Funeral Parade of Roses, Japan, 1969
Dir: Toshio Matsumoto
Cast: Peter, Osamu Ogasawara, Toyosaburo Uchiyama
What can be said about Funeral Parade of Roses other than that it is the personification of a fever dream, and the definition of a “mindfuck.” Toshio Matsumoto’s 1969 cult film is nothing but a nightmare that stares down at you with glaring eyes, and never allows you the opportunity for a rest even after it’s over because it will stay with you and haunt you for days. The images are so stark and hellish that one begins to believe that they are in the pits of hell, either that, or inside the mind of a mad genius.
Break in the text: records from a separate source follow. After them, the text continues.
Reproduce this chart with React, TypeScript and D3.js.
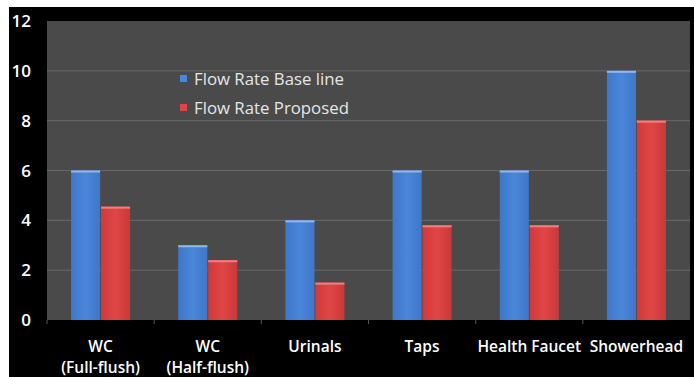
import React from "react";
import * as d3 from "d3";

const categories = ["WC\n(Full-flush)", "WC\n(Half-flush)", "Urinals", "Taps", "Health Faucet", "Showerhead"];
const baseline = [6, 3, 4, 6, 6, 10];
const proposed = [4.55, 2.4, 1.5, 3.8, 3.8, 8];
const yTicks = [0, 2, 4, 6, 8, 10, 12];
const seriesNames = ["Flow Rate Base line", "Flow Rate Proposed"];

const W = 694, H = 377;
const plot = { left: 47, right: 690, top: 21, bottom: 320 };
const FONT = "'Open Sans', Lato, sans-serif";

export default function App() {
  const y = d3.scaleLinear().domain([0, 12]).range([plot.bottom, plot.top]);
  const x = d3.scaleBand().domain(categories).range([plot.left, plot.right]);
  const inner = d3.scaleBand().domain(["b", "p"]).range([0, 59]).paddingInner(0.03);
  const groupOffset = (x.bandwidth() - 59) / 2;
  const series = [
    { key: "b", values: baseline, grad: "gBlue" },
    { key: "p", values: proposed, grad: "gRed" },
  ];
  return (
    <svg width={W} height={H} style={{ position: "absolute", left: 0, top: 0 }}>
      <defs>
        <linearGradient id="gBlue" x1="0" x2="1" y1="0" y2="0">
          <stop offset="0" stopColor="#3f77c9" />
          <stop offset="0.5" stopColor="#4a86da" />
          <stop offset="1" stopColor="#3f77c9" />
        </linearGradient>
        <linearGradient id="gRed" x1="0" x2="1" y1="0" y2="0">
          <stop offset="0" stopColor="#d03a3a" />
          <stop offset="0.5" stopColor="#e04646" />
          <stop offset="1" stopColor="#c93838" />
        </linearGradient>
      </defs>
      <rect x={0} y={0} width={W} height={H} fill="#ffffff" />
      <rect x={9} y={7} width={W - 9} height={H - 7} fill="#000000" />
      <rect x={plot.left} y={plot.top} width={plot.right - plot.left} height={plot.bottom - plot.top} fill="#4a4a4a" />
      {yTicks.map((t) => (
        <g key={t}>
          {t > 0 && t < 12 && (
            <line x1={plot.left} x2={plot.right} y1={y(t)} y2={y(t)} stroke="#696969" strokeWidth={1} />
          )}
          <text x={31} y={y(t)} dy="0.36em" textAnchor="end" fill="#ffffff" fontFamily={FONT} fontSize={17} fontWeight={600}>
            {t}
          </text>
        </g>
      ))}
      {categories.map((c, i) => (
        <line key={"tk" + i} x1={x(c)!} x2={x(c)!} y1={plot.bottom} y2={plot.bottom + 4} stroke="#555" />
      ))}
      {series.map((s) =>
        s.values.map((v, i) => {
          const bx = x(categories[i])! + groupOffset + inner(s.key)!;
          return (
            <g key={s.key + i}>
              <rect x={bx} y={y(v)} width={inner.bandwidth()} height={plot.bottom - y(v)} fill={`url(#${s.grad})`} />
              <rect x={bx} y={y(v)} width={inner.bandwidth()} height={2} fill={s.key === "b" ? "#8fb8f0" : "#f08080"} />
            </g>
          );
        })
      )}
      {categories.map((c, i) => {
        const lines = c.split("\n");
        const cx = x(c)! + x.bandwidth() / 2;
        return (
          <text key={"xl" + i} textAnchor="middle" fill="#ffffff" fontFamily={FONT} fontSize={15.5} fontWeight={600}>
            {lines.map((l, j) => (
              <tspan key={j} x={cx} y={352 + j * 21}>
                {l}
              </tspan>
            ))}
          </text>
        );
      })}
      {seriesNames.map((n, i) => (
        <g key={n}>
          <rect x={180} y={75 + i * 29} width={7} height={7} fill={i === 0 ? "#4a86dc" : "#e04545"} />
          <text x={194} y={79 + i * 29} dy="0.36em" fill="#e6e6e6" fontFamily={FONT} fontSize={16.8} fontWeight={500}>
            {n}
          </text>
        </g>
      ))}
    </svg>
  );
}
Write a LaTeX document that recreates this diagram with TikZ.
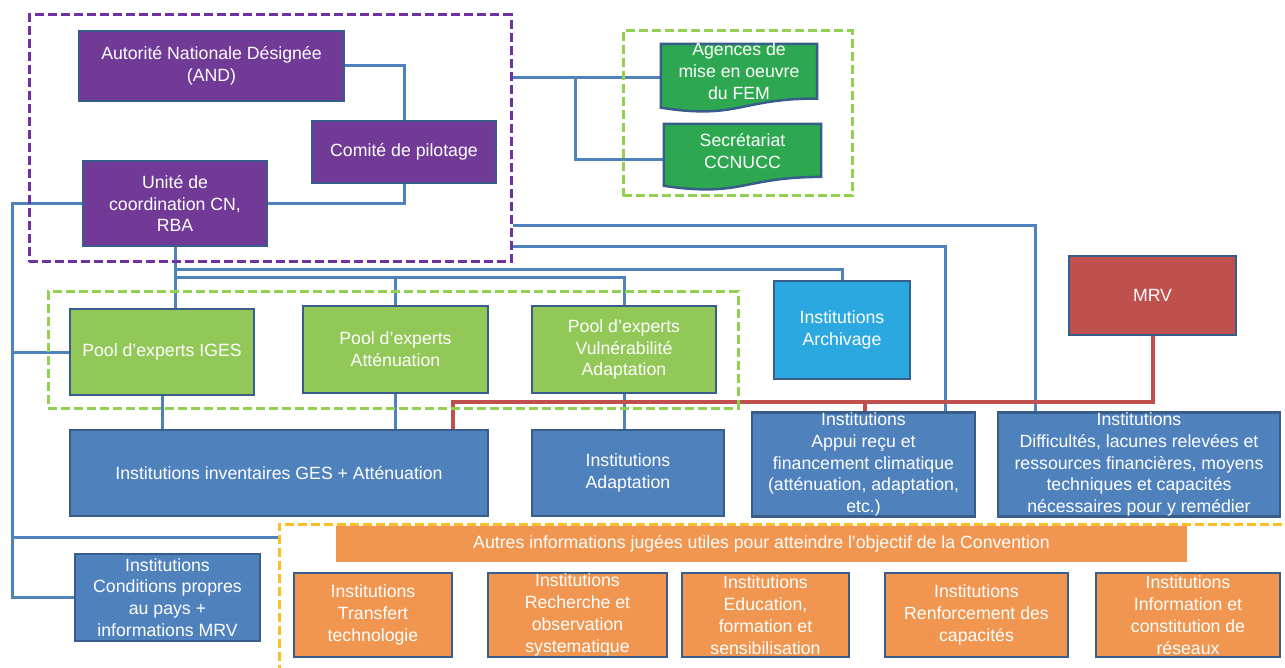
\documentclass[tikz,border=0pt]{standalone}
\usepackage{fontspec}
\setmainfont{Liberation Sans}
\usetikzlibrary{calc,backgrounds}
\definecolor{bord}{RGB}{56,93,138}
\definecolor{conb}{RGB}{79,129,189}
\definecolor{purf}{RGB}{112,58,150}
\definecolor{lgrf}{RGB}{146,200,88}
\definecolor{dgrf}{RGB}{45,168,80}
\definecolor{cyaf}{RGB}{44,168,224}
\definecolor{redf}{RGB}{192,80,77}
\definecolor{bluf}{RGB}{79,129,189}
\definecolor{oraf}{RGB}{240,150,80}
\definecolor{purd}{RGB}{112,48,160}
\definecolor{grnd}{RGB}{146,208,80}
\definecolor{orad}{RGB}{250,190,40}
\begin{document}
\begin{tikzpicture}[x=1pt,y=-1pt,
  font=\fontsize{17.7}{21.8}\selectfont,
  box/.style={draw=bord, line width=2.5pt, text=white, align=center, inner sep=1pt},
  sz/.style 2 args={minimum width=#1pt, minimum height=#2pt},
  conn/.style={draw=conb, line width=3pt},
  redc/.style={draw=redf, line width=4pt},
  grpbox/.style={line width=3pt, dash pattern=on 9pt off 4pt, inner sep=0pt},
  docst/.style={fill=dgrf, draw=bord, line width=2.5pt},
  txt/.style={text=white, align=center, inner sep=0pt}]
\useasboundingbox (0,0) rectangle (1285,668);

% group boxes
\node[grpbox, draw=purd, sz={482}{247}] (grp) at (270,138.5) {};
\node[grpbox, draw=grnd, sz={229}{165}] (gt) at (737.5,113.5) {};
\node[grpbox, draw=grnd, sz={690}{116}] (gm) at (393,350) {};
\node[grpbox, draw=orad, sz={1031}{176}] (og) at (794.5,612) {};

% boxes
\node[box, fill=purf, sz={265}{70}] (and) at (211.5,66) {Autorité Nationale Désignée\\(AND)};
\node[box, fill=purf, sz={184}{62}] (comite) at (404,152) {Comité de pilotage};
\node[box, fill=purf, sz={184}{85}] (unite) at (175,203.5) {Unité de\\coordination CN,\\RBA};

\node[inner sep=0pt, sz={156}{68}] (ag) at (739,78) {};
\filldraw[docst] (ag.north west) -- (ag.north east) -- ($(ag.north east)!0.8!(ag.south east)$)
  .. controls ($(ag.north)!0.8!(ag.south)$) and ($(ag.north)!1.11!(ag.south)$) .. ($(ag.north west)!0.934!(ag.south west)$) -- cycle;
\node[txt] (agt) at ([yshift=7pt]ag.center) {Agences de\\mise en oeuvre\\du FEM};

\node[inner sep=0pt, sz={157}{66}] (sec) at (742.5,157) {};
\filldraw[docst] (sec.north west) -- (sec.north east) -- ($(sec.north east)!0.8!(sec.south east)$)
  .. controls ($(sec.north)!0.8!(sec.south)$) and ($(sec.north)!1.11!(sec.south)$) .. ($(sec.north west)!0.934!(sec.south west)$) -- cycle;
\node[txt] (sect) at ([yshift=6pt]sec.center) {Secrétariat\\CCNUCC};

\node[box, fill=lgrf, sz={184}{86}] (iges) at (162,352) {Pool d’experts IGES};
\node[box, fill=lgrf, sz={185}{87}] (patt) at (395.5,349.5) {Pool d’experts\\Atténuation};
\node[box, fill=lgrf, sz={184}{87}] (pvul) at (624,349.5) {Pool d’experts\\Vulnérabilité\\Adaptation};
\node[box, fill=cyaf, sz={136}{98}] (arch) at (842,330) {Institutions\\Archivage};
\node[box, fill=redf, sz={167}{79}] (mrv) at (1152.5,295.5) {MRV};

\node[box, fill=bluf, sz={418}{86}] (inv) at (279,473) {Institutions inventaires GES + Atténuation};
\node[box, fill=bluf, sz={192}{86}] (adapt) at (628,473) {Institutions\\Adaptation};
\node[box, fill=bluf, sz={223}{103}, inner sep=0pt] (appui) at (863.5,464.5) {Institutions\\Appui reçu et\\financement climatique\\(atténuation, adaptation,\\etc.)};
\node[box, fill=bluf, sz={282}{103}, inner sep=0pt] (diff) at (1139,464.5) {Institutions\\Difficultés, lacunes relevées et\\ressources financières, moyens\\techniques et capacités\\nécessaires pour y remédier};

\node[fill=oraf, text=white, sz={851}{36}, inner sep=0pt] (autres) at (761.5,544) {Autres informations jugées utiles pour atteindre l’objectif de la Convention};
\node[box, fill=bluf, sz={185}{87}] (cond) at (167.5,597.5) {Institutions\\Conditions propres\\au pays +\\informations MRV};
\node[box, fill=oraf, sz={158}{84}] (trans) at (373,615) {Institutions\\Transfert\\technologie};
\node[box, fill=oraf, sz={179}{84}] (rech) at (577.5,615) {Institutions\\Recherche et\\observation\\systematique};
\node[box, fill=oraf, sz={167}{84}] (educ) at (765.5,615) {Institutions\\Education,\\formation et\\sensibilisation};
\node[box, fill=oraf, sz={183}{84}] (renf) at (976.5,615) {Institutions\\Renforcement des\\capacités};
\node[box, fill=oraf, sz={184}{84}] (info) at (1188,615) {Institutions\\Information et\\constitution de\\réseaux};

% connectors
\begin{scope}[on background layer]
\draw[conn] (and.east) -| (comite.north);
\draw[conn] (comite.south) |- (unite.east);
\coordinate (busx) at (12,0);
\draw[conn] (unite.west) -- (unite.west -| busx) -- (cond.west -| busx) -- (cond.west);
\draw[conn] (iges.west -| busx) -- (iges.west);
\coordinate (ogl) at ([yshift=-15pt]og.north west);
\draw[conn] (ogl -| busx) -- (ogl);

\coordinate (gtop) at (ag.west -| grp.east);
\draw[conn] (gtop) -- (ag.west);
\coordinate (j1x) at (575,0);
\coordinate (secw) at ([yshift=-3pt]sec.west);
\draw[conn] (ag.west -| j1x) |- (secw);

\draw[conn] (unite.south) -- (unite.south |- iges.north);
\coordinate (h1) at ([yshift=-22pt]unite.south);
\coordinate (h2) at ([yshift=-30pt]unite.south);
\draw[conn] (h1) -| (arch.north);
\draw[conn] (h2) -| (pvul.north);
\draw[conn] (h2 -| patt.north) -- (patt.north);

\draw[conn] ([yshift=-212pt]grp.north east) -| ([xshift=39pt]diff.north west);
\draw[conn] ([yshift=-233pt]grp.north east) -| ([xshift=195pt]appui.north west);

\draw[conn] (iges.south) -- (iges.south |- inv.north);
\draw[conn] (patt.south) -- (patt.south |- inv.north);
\draw[conn] (pvul.south) -- (pvul.south |- adapt.north);

\coordinate (rl) at ([xshift=384pt]inv.north west);
\coordinate (ra) at ([xshift=114pt]appui.north west);
\coordinate (ry) at (0,402);
\draw[redc] (mrv.south) -- (mrv.south |- ry) -- (rl |- ry) -- (rl);
\draw[redc] (ra |- ry) -- (ra);
\end{scope}
\end{tikzpicture}
\end{document}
Matsumoto’s controversial film was a re-telling of the classic Oedipus Rex tale by Sophocles, and was given a brief release in the US in 1970.
Notorious for its candid portrayal of several drag queens and how their lives intersect with one another, the film played an enormous influence on Stanley Kubrick’s 1971 shock-masterpiece A Clockwork Orange. Featuring a superb electronic score that mixes music of old and new, Funeral Parade of Roses was the film that inspired Kubrick to find an electronic score for his upcoming film, which turned out to be A Clockwork Orange.
Funeral Parade of Roses is arguably one of the most visionary, trance-inducing films ever made. It depicts the unforgiving reality of transvestites, in particular Eddie, whose horrible past continues to haunt him everywhere he goes, and finally merges together with his present life. Eddie was portrayed by singer, performer and sometime actor Peter, the stage name of Shinnosuke Ikehata, who was only 17 years old when the film was released.
The film was made during a time when the movie-making industry was at its most experimental stage since the development of filmmaking in the 1910s and 20s. Employing drug-induced surrealism and avant-garde aesthetics, Funeral Parade of Roses is a film that is more concerned with pure emotions and sensations rather than pure intellectuality. After 40 years of being locked away in the vaults of obscurity, the film remains one of the ultimate enigmas in cult film history. In fact, to this day, it has never been given a proper DVD release in the United States and only became available on the foreign market several years ago.
Funeral Parade of Roses was Toshio Matsumoto's feature film debut. He began his career by making experimental shorts in the late 50s and 60s and continued playing with the aesthetics of film with his first feature length work. He directed several others films in the 70s and 80s which have also remained relatively unknown since their release.
The haunting and surreal original score by Jôji Yuasa, and excellent cinematography by Tatsuo Suzuki make the film a memorable one. It manages to be a mosaic of music, montage, and the sex & drugs scene of the late-60s Tokyo underworld. The risks the filmmaker takes with the story and characters and the way he experiments with the camera work is phenomenal. Funeral Parade of Roses is a must for cult movie fans. Be prepared for an extremely disturbing and bloody conclusion.